There’s no denying it: Chris Brogan is a marketing powerhouse. He not only routinely lands on “most influential” lists, he writes best-selling books, keynotes major international conventions, runs a digital magazine, and teaches companies like Coca Cola, Sony and Google how to build real, lasting relationships with their employees and customers.

So when we had Brogan on Heart of Business, we sat in rapt attention as he talked social media, re-envisioning business, and building genuine, long-term relationships with your audience. Here are four things we learned from our 30+ minute chat with Chris Brogan:

1. Devote your newsletter to the people you cherish

Brogan is a prolific writer, but he writes his blog for people who stumble upon it and want to know more about him and his philosophy. His Chris Brogan newsletter, on the other hand, is where he puts his heart and soul. Not only does he answer questions from the newsletter personally, he estimates that each issue creates hundreds of lively conversations between both him and other newsletter readers.

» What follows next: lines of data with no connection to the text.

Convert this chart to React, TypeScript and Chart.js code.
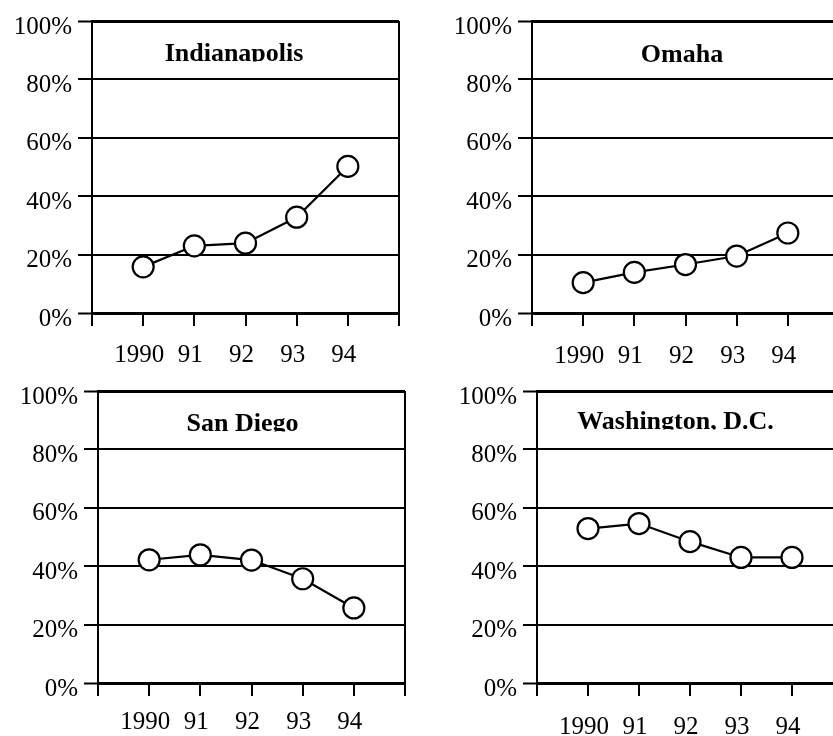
import React, { useEffect, useRef } from 'react';
import { Chart, registerables } from 'chart.js';

Chart.register(...registerables);

// ---- data ----
const YEARS = ['1990', '91', '92', '93', '94'];
const Y_TICKS = [0, 20, 40, 60, 80, 100];
const INDIANAPOLIS = [15.8, 23.0, 23.9, 32.8, 50.2];
const OMAHA = [10.4, 13.9, 16.6, 19.5, 27.4];
const SAN_DIEGO = [42.2, 43.9, 42.1, 35.7, 25.7];
const WASHINGTON = [52.9, 54.6, 48.4, 43.0, 43.0];
const TITLES = ['Indianapolis', 'Omaha', 'San Diego', 'Washington, D.C.'];

const SERIF = "'Liberation Serif', 'Times New Roman', Times, serif";

// layout of each panel (canvas position, title placement, x label padding)
const LAYOUT = [
  { left: 0, top: 0, dx: 142, dy: 40, xPad: 14 },
  { left: 440, top: 0, dx: 150, dy: 40.5, xPad: 15 },
  { left: 6, top: 370, dx: 144.5, dy: 40, xPad: 11 },
  { left: 445, top: 370, dx: 138.5, dy: 38, xPad: 16 },
];
const SERIES = [INDIANAPOLIS, OMAHA, SAN_DIEGO, WASHINGTON];

const W = 414;
const H = 373;
const Y_AXIS_W = 92;
const X_AXIS_H = 60;
const PAD_TOP = 19;
const PAD_RIGHT = 15;

type PanelProps = {
  title: string;
  values: number[];
  left: number;
  top: number;
  dx: number;
  dy: number;
  xPad: number;
};

function Panel({ title, values, left, top, dx, dy, xPad }: PanelProps) {
  const ref = useRef<HTMLCanvasElement | null>(null);

  useEffect(() => {
    if (!ref.current) return;
    const decor = {
      id: 'panelDecor',
      afterDraw(chart: any) {
        const { ctx, chartArea: ca } = chart;
        ctx.save();
        // right border
        ctx.strokeStyle = '#000';
        ctx.lineWidth = 2;
        ctx.beginPath();
        ctx.moveTo(Math.round(ca.right), ca.top);
        ctx.lineTo(Math.round(ca.right), ca.bottom);
        ctx.stroke();
        // clipped title
        ctx.beginPath();
        ctx.rect(ca.left, ca.top, ca.right - ca.left, dy + 0.5);
        ctx.clip();
        ctx.font = `bold 26px ${SERIF}`;
        ctx.fillStyle = '#000';
        ctx.textAlign = 'center';
        ctx.textBaseline = 'alphabetic';
        ctx.fillText(title, ca.left + dx, ca.top + dy);
        ctx.restore();
      },
    };

    const chart = new Chart(ref.current, {
      type: 'line',
      data: {
        datasets: [
          {
            data: values.map((v, i) => ({ x: i + 1, y: v })),
            borderColor: '#000',
            borderWidth: 2.2,
            pointRadius: 10.5,
            pointHoverRadius: 10.5,
            pointBackgroundColor: '#fff',
            pointBorderColor: '#000',
            pointBorderWidth: 2.2,
            tension: 0,
            clip: false as any,
          },
        ],
      },
      options: {
        responsive: false,
        animation: false,
        events: [],
        layout: { padding: { top: PAD_TOP, right: PAD_RIGHT, left: 0, bottom: 0 } },
        plugins: {
          legend: { display: false },
          tooltip: { enabled: false },
          title: { display: false },
        },
        scales: {
          x: {
            type: 'linear',
            min: 0,
            max: YEARS.length + 1,
            afterFit: (s: any) => {
              s.height = X_AXIS_H;
            },
            border: { display: true, color: '#000', width: 3 },
            grid: {
              drawOnChartArea: false,
              drawTicks: true,
              tickLength: 13,
              color: '#000',
              lineWidth: 2,
            },
            ticks: {
              stepSize: 1,
              autoSkip: false,
              maxRotation: 0,
              padding: xPad,
              labelOffset: -4,
              color: '#000',
              font: { family: SERIF, size: 25 },
              callback: (v: any) => YEARS[Number(v) - 1] ?? '',
            },
          },
          y: {
            min: 0,
            max: 100,
            afterFit: (s: any) => {
              s.width = Y_AXIS_W;
            },
            afterBuildTicks: (s: any) => {
              s.ticks = Y_TICKS.map((v) => ({ value: v }));
            },
            border: { display: true, color: '#000', width: 2 },
            grid: {
              color: '#000',
              lineWidth: (c: any) =>
                c.tick && (c.tick.value === 100 || c.tick.value === 0) ? 3 : 2,
              tickLength: 14,
              tickWidth: 2,
            },
            ticks: {
              padding: 6,
              labelOffset: 6,
              color: '#000',
              font: { family: SERIF, size: 25 },
              callback: (v: any) => `${v}%`,
            },
          },
        },
      },
      plugins: [decor],
    } as any);

    return () => chart.destroy();
  }, [title, values, dx, dy, xPad]);

  return (
    <canvas
      ref={ref}
      width={W}
      height={H}
      style={{ position: 'absolute', left, top, width: W, height: H }}
    />
  );
}

export default function App() {
  return (
    <div
      style={{
        position: 'absolute',
        left: 0,
        top: 0,
        width: 833,
        height: 736,
        overflow: 'hidden',
        background: '#fff',
      }}
    >
      {LAYOUT.map((l, i) => (
        <Panel key={TITLES[i]} title={TITLES[i]} values={SERIES[i]} {...l} />
      ))}
    </div>
  );
}
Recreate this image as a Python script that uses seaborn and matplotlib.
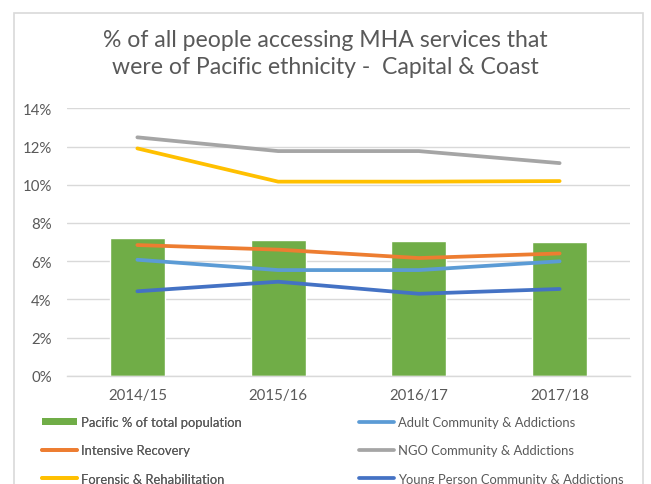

2. Be the first to use the new toys

One of the reasons Chris has an edge is he used tools like Twitter right from the start. While simply using Twitter isn’t what makes a person a well-known personality or business owner, Brogan used the social media platform to communicate with like-minded people from the get-go. This made a difference in the long run.

3. Sound different than your peers

There are thousands of people trying to promote themselves as marketing or business experts, but only a select few make it to the top. For Brogan, the key to building influence is sounding different than your peers. Try something new. Do something unusual. The more you move away from what everyone else is doing, the better the chance you’ll stand apart.

4. Aim for a “tattoo-level culture”

When you run your business, do more than make your clients like their products, make them fanatics about your company. Using athletic clothing company FLAG NOR FAIL as an example, which develops and creates clothing within a warehouse where employees often live and sleep, Brogan believes that building a “tattoo-level culture” at your business, where your employees are insane for your company, will make your customers just as devoted to your brand.

With Brogan, becoming a thought leader was less about making that a goal, and more about being great at what he does. If you want to become an influence in your industry, start by being a business trailblazer. Your audience – and their devotion – will follow.